Заметим, что, пока ум занимается таким вот тематическим сведением к меньшему, он подмечает и небезупречность совпадения: перекличка есть, но неточная. Рассказ этот нельзя вот эдак свести к простоте, слишком уж он чудесен и неукротим, как дикий зверь, какого не загонишь в сооруженный нами ящик, где отверстие, выпиленное чрезмерно «по контуру» зверя, не учитывает то, что зверь постоянно двигается.
Так или иначе, я бы сказал, что эпилог сто́ит свеч: рассказ с такой последней сценой получается лучше.
Вспоминая замечание Линды Бэрри о мгновенной ретроспективной оценке действенности, я обнаруживаю, что здесь, в конце рассказа, бросаются в глаза несколько предметов, оказавшихся у меня в тележке ВПЗ, и они требуют внимания, все они относятся к трудным, громоздким первым одиннадцати страницам: описание оврага на стр. 1, описание грачей, ворон и воробьев, а также самого сельца – на стр. 3.

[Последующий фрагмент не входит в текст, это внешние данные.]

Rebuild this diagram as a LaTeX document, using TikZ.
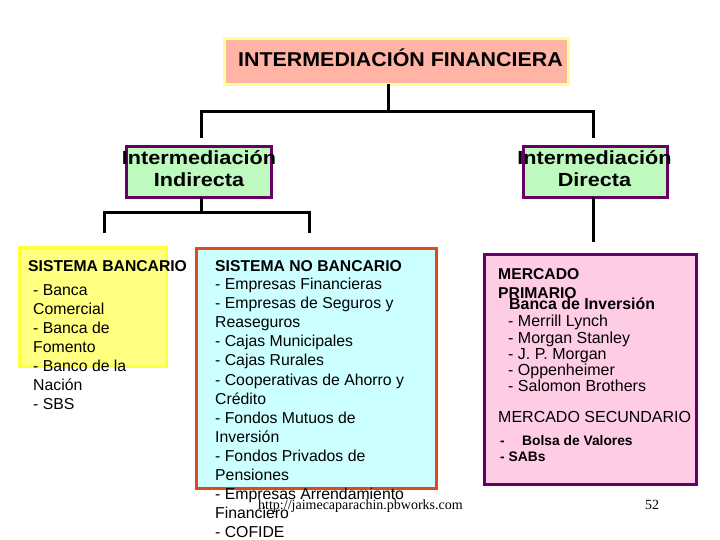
\documentclass[tikz,border=0pt]{standalone}
\usepackage{fontspec}
\setmainfont{Liberation Sans}
\newfontfamily\serifft{Liberation Serif}
\usepackage{graphicx}
\definecolor{salmonfill}{RGB}{255,180,166}
\definecolor{topborder}{RGB}{255,255,153}
\definecolor{greenfill}{RGB}{190,250,190}
\definecolor{purpleline}{RGB}{102,0,102}
\definecolor{yellowfill}{RGB}{255,255,128}
\definecolor{yellowline}{RGB}{255,255,60}
\definecolor{cyanfill}{RGB}{204,255,255}
\definecolor{redline}{RGB}{224,72,32}
\definecolor{pinkfill}{RGB}{255,204,230}
\tikzset{
  boxbase/.style={draw, line width=3pt, inner sep=0pt, outer sep=0pt},
  conn/.style={draw=black, line width=3pt, line join=miter},
  itemtxt/.style={inner sep=0pt, anchor=base west, font=\fontsize{15.8}{19}\selectfont},
  titletxt/.style={inner sep=0pt, anchor=base west, font=\fontsize{15.7}{19}\selectfont\bfseries},
  pinktxt/.style={inner sep=0pt, anchor=base west, font=\fontsize{16}{19}\selectfont},
  interm/.style={inner sep=0pt, anchor=base, font=\fontsize{19}{22}\selectfont\bfseries},
}
\begin{document}
\begin{tikzpicture}[x=1pt,y=-1pt]
\useasboundingbox (0,0) rectangle (720,540);
\fill[white] (0,0) rectangle (720,540);

% top box
\node[boxbase, draw=topborder, fill=salmonfill, minimum width=344pt, minimum height=46pt] (topbox) at (396.5,61.5) {};
\node[inner sep=0pt, anchor=base, font=\fontsize{20}{24}\selectfont\bfseries] (toptxt) at (400.5,66.7) {\scalebox{1.07}[1]{INTERMEDIACIÓN FINANCIERA}};

% second level boxes
\node[boxbase, draw=purpleline, fill=greenfill, minimum width=145pt, minimum height=51pt] (indbox) at (199,172) {};
\node[boxbase, draw=purpleline, fill=greenfill, minimum width=144pt, minimum height=51pt] (dirbox) at (595.5,172) {};
\node[interm] (indt1) at (199,165) {\scalebox{1.14}[1]{Intermediación}};
\node[interm] (indt2) at (199,187) {\scalebox{1.14}[1]{Indirecta}};
\node[interm] (dirt1) at (594.5,165) {\scalebox{1.14}[1]{Intermediación}};
\node[interm] (dirt2) at (594.5,187) {\scalebox{1.14}[1]{Directa}};

% connectors top
\coordinate (jt) at (388,112);
\coordinate (jl) at (201,112);
\coordinate (jr) at (593,112);
\coordinate (el) at (201,138);
\coordinate (er) at (593,138);
\draw[conn] (topbox.south -| jt) -- (jt);
\draw[conn] (el) -- (jl) -- (jr) -- (er);

% connectors lower left
\coordinate (kt) at (201,213);
\coordinate (kl) at (104,213);
\coordinate (kr) at (309,213);
\coordinate (fl) at (104,233);
\coordinate (fr) at (309,233);
\draw[conn] (indbox.south -| kt) -- (kt);
\draw[conn] (fl) -- (kl) -- (kr) -- (fr);

% connector lower right
\coordinate (fd) at (593,242);
\draw[conn] (dirbox.south -| fd) -- (fd);

% third level boxes
\node[boxbase, draw=yellowline, fill=yellowfill, minimum width=147pt, minimum height=119pt] (bancbox) at (93,307) {};
\node[boxbase, draw=redline, fill=cyanfill, minimum width=240pt, minimum height=240pt] (nobancbox) at (316.5,368.5) {};
\node[boxbase, draw=purpleline, fill=pinkfill, minimum width=212pt, minimum height=230pt] (mercbox) at (590.5,369.5) {};

% sistema bancario
\node[titletxt] (bt) at (28,271.7) {SISTEMA BANCARIO};
\foreach \t [count=\i from 0] in {{- Banca},{Comercial},{- Banca de},{Fomento},{- Banco de la},{Nación},{- SBS}}
  \node[itemtxt, name=bi\i] at (33,{295.5+19*\i}) {\t};

% sistema no bancario
\node[titletxt] (nt) at (215,271.7) {SISTEMA NO BANCARIO};
\foreach \t [count=\i from 0] in {{- Empresas Financieras},{- Empresas de Seguros y},{Reaseguros},{- Cajas Municipales},{- Cajas Rurales},{- Cooperativas de Ahorro y},{Crédito},{- Fondos Mutuos de},{Inversión},{- Fondos Privados de},{Pensiones},{- Empresas Arrendamiento},{Financiero},{- COFIDE}}
  \node[itemtxt, name=ni\i] at (215,{289.5+19.1*\i}) {\t};

% mercados
\node[titletxt] (mp1) at (498,279.5) {MERCADO};
\node[titletxt] (mp2) at (498,298) {PRIMARIO};
\node[titletxt, font=\fontsize{15.9}{19}\selectfont\bfseries] (bi) at (509,309) {Banca de Inversión};
\foreach \t [count=\i from 0] in {{- Merrill Lynch},{- Morgan Stanley},{- J. P. Morgan},{- Oppenheimer},{- Salomon Brothers}}
  \node[pinktxt, name=mi\i] at (508,{326.7+16.3*\i}) {\t};
\node[pinktxt] (ms) at (498,422.7) {MERCADO SECUNDARIO};
\node[inner sep=0pt, anchor=base west, font=\fontsize{13.8}{16}\selectfont\bfseries] (bv) at (500,445) {-\hspace{17.4pt}Bolsa de Valores};
\node[inner sep=0pt, anchor=base west, font=\fontsize{13.8}{16}\selectfont\bfseries] (sab) at (500,461.7) {- SABs};

% footer
\node[inner sep=0pt, anchor=base west, font=\serifft\fontsize{14}{16}\selectfont] (url) at (258,509) {http://jaimecaparachin.pbworks.com};
\node[inner sep=0pt, anchor=base, font=\serifft\fontsize{14}{16}\selectfont] (pg) at (652,509) {52};
\end{tikzpicture}
\end{document}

На семинаре мы обычно рассматриваем перечисленное по очереди. В порядке упражнения рекомендую такой подход и вам. Остановитесь, присмотритесь к этим описаниям, соотнесите их с сердцем истории (певческим поединком) – и увидите, что произойдет. Как именно заслуживают они свое право на жизнь?
Что я имею в виду под соотнесением их с сердцем истории?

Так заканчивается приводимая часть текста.